September 13, 2016 | Alan Brill
About the author: Alan Brill holds the chair for Jewish-Christian Studies at Seton Hall University and is the author of, among other books, Judaism and World Religions (2012) and Rabbi on the Ganges: A Jewish-Hindu Encounter (2019).

The idea that man can and even should argue with the Creator—found most famously in the biblical passage where Abraham challenges God over His decision to destroy Sodom and Gomorrah—received much attention in 20th-century Jewish thought, especially through the work of Abraham Joshua Heschel and Elie Wiesel. In his recent book, Pious Irreverence, Dov Weiss investigates the development of this idea in ancient and early-medieval rabbinic texts. (Interview by Alan Brill.)

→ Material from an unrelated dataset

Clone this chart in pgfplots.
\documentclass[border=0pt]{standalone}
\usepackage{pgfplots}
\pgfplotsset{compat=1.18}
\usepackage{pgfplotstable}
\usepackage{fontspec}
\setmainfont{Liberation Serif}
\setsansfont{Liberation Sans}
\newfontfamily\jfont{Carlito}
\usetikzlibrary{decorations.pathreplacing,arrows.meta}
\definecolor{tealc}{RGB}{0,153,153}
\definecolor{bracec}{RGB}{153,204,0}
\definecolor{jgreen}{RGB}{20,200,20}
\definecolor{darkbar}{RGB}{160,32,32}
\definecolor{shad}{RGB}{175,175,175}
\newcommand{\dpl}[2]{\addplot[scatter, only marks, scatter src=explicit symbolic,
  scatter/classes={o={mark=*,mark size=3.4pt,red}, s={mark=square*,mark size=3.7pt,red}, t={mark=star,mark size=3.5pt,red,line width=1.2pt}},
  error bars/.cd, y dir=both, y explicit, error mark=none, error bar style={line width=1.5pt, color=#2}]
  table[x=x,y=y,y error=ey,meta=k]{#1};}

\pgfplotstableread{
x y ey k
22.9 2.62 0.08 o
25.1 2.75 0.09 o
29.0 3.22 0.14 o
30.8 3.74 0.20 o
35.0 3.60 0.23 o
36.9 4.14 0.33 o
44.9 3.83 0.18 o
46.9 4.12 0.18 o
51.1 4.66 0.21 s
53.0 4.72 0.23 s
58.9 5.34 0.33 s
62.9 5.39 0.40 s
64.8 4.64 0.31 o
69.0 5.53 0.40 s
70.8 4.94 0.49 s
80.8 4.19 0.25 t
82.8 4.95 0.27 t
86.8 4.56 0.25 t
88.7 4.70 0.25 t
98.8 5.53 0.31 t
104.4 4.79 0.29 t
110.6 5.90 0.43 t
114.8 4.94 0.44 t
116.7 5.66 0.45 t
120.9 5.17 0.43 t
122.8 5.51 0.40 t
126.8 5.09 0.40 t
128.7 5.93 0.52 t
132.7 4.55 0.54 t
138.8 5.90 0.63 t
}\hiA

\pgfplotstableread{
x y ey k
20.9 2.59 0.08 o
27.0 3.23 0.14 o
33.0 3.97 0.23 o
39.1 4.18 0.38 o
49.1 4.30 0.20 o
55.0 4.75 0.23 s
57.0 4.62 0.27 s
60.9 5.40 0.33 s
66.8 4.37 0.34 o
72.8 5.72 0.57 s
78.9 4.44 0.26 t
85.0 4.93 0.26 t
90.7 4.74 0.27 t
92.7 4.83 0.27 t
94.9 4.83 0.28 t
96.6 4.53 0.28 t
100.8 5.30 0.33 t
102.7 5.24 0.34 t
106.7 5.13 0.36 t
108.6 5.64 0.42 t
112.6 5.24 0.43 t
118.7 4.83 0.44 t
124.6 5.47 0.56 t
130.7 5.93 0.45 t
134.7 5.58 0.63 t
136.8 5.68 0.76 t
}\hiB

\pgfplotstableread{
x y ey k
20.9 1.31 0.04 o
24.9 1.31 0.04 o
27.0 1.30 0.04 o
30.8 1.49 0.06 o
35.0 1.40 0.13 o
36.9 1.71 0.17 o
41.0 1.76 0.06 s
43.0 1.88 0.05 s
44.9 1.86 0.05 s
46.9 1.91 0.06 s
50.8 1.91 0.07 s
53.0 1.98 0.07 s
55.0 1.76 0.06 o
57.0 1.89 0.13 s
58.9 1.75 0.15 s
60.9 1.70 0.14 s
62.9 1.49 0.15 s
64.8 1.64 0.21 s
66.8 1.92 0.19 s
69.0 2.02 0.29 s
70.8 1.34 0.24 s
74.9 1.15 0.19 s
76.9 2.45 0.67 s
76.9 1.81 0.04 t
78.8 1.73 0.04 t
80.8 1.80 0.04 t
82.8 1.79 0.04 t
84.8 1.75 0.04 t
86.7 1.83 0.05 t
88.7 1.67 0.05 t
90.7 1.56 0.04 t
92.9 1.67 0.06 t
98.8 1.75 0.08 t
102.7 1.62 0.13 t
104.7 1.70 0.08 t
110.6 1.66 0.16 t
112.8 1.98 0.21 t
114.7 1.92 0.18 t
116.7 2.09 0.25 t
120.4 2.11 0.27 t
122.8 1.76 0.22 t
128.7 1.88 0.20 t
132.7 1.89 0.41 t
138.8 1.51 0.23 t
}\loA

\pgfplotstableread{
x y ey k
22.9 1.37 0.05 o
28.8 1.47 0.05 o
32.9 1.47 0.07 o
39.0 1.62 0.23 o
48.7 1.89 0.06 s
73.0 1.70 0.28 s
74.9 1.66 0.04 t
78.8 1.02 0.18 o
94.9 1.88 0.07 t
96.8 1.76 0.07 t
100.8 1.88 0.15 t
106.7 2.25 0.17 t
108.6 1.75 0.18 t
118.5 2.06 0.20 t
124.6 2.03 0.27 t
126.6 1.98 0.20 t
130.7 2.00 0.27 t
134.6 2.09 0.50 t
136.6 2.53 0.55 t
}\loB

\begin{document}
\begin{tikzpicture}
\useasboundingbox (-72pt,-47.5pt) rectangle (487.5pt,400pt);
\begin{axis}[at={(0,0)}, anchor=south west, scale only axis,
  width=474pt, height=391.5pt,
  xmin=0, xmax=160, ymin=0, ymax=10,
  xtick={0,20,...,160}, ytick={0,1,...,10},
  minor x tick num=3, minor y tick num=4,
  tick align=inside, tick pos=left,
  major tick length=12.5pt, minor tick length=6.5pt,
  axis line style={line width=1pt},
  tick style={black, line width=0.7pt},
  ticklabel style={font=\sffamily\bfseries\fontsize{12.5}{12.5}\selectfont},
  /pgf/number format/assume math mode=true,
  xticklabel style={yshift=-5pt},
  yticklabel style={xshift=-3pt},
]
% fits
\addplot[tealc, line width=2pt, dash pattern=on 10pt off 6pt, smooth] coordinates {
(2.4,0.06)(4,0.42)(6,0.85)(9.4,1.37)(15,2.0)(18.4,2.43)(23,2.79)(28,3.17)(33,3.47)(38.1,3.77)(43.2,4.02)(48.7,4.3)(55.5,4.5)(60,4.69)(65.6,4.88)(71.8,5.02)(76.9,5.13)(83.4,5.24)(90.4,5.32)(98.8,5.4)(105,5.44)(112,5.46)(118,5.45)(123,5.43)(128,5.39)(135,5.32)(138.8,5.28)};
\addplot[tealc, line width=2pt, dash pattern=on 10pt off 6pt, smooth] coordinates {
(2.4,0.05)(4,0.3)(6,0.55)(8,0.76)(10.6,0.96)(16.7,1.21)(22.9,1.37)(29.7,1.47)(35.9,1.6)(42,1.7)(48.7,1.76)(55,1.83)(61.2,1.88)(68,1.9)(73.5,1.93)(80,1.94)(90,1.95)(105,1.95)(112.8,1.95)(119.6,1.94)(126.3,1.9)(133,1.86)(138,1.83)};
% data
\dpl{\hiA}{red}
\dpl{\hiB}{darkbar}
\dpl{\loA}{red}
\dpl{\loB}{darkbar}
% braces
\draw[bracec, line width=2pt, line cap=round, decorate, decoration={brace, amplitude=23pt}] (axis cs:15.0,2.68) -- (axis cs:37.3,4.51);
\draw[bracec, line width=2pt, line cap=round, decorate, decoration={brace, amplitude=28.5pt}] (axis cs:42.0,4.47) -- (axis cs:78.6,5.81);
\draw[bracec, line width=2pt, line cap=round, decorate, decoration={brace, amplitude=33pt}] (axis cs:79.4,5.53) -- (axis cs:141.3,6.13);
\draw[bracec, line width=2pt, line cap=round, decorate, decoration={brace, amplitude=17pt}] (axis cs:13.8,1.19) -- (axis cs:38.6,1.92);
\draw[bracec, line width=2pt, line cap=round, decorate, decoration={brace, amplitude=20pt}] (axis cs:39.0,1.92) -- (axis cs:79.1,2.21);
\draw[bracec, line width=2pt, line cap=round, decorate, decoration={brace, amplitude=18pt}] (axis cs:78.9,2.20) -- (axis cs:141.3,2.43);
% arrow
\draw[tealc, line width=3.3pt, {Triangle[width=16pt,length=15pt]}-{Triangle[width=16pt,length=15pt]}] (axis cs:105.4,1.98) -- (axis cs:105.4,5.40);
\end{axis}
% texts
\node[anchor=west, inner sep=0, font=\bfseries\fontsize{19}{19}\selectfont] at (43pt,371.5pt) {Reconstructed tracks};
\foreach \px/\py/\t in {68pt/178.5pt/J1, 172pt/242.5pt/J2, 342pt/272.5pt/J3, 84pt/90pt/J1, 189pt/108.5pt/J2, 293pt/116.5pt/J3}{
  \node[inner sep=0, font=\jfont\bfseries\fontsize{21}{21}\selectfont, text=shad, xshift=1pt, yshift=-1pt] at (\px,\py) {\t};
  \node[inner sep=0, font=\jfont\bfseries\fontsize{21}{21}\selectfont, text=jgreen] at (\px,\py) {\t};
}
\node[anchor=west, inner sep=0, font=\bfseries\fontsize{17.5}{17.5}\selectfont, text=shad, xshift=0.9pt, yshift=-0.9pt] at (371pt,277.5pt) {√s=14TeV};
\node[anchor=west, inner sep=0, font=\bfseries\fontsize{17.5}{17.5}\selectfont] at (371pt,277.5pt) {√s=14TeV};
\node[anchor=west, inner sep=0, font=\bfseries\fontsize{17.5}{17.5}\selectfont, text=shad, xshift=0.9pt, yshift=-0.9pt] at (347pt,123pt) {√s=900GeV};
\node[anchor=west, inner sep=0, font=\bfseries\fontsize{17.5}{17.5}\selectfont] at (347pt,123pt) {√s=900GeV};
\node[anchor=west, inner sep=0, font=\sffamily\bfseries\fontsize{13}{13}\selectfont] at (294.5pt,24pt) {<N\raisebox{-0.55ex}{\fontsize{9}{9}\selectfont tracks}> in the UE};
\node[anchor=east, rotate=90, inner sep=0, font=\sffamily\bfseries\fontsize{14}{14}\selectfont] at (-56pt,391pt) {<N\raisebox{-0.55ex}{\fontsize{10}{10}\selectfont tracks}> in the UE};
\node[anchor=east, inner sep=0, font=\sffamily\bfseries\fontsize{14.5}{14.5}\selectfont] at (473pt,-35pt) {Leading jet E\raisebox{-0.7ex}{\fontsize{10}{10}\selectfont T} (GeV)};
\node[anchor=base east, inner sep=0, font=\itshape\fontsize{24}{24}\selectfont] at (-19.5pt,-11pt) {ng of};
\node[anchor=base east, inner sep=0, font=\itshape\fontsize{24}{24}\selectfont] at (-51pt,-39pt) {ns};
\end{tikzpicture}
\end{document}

[T]he tannaim (the rabbis of the 1st and 2nd centuries CE) were . . . adamant that God is infallible and morally perfect. As a result, [they] declared that it would be entirely absurd—and sinful—to argue with God.

The bold notion that God is fallible and not morally perfect—and therefore that protesting God might be legitimate—surfaces in [the later talmudic] literature of the 5th century CE, and appears most starkly in post-talmudic literature of the 6th and 7th centuries. In these later texts, we read of biblical heroes teaching or counseling God to adopt a more ethical approach to governing the world. Strikingly, God accedes to these moral critiques and challenges, declaring that the contentious encounter has caused Him to adopt a new moral position. [These stories suggest the possibility of a] fundamental change in God’s attitude toward His governance of the world, rather than a one-time concessional act of divine mercy as we have in the Hebrew Bible or earlier rabbinic texts.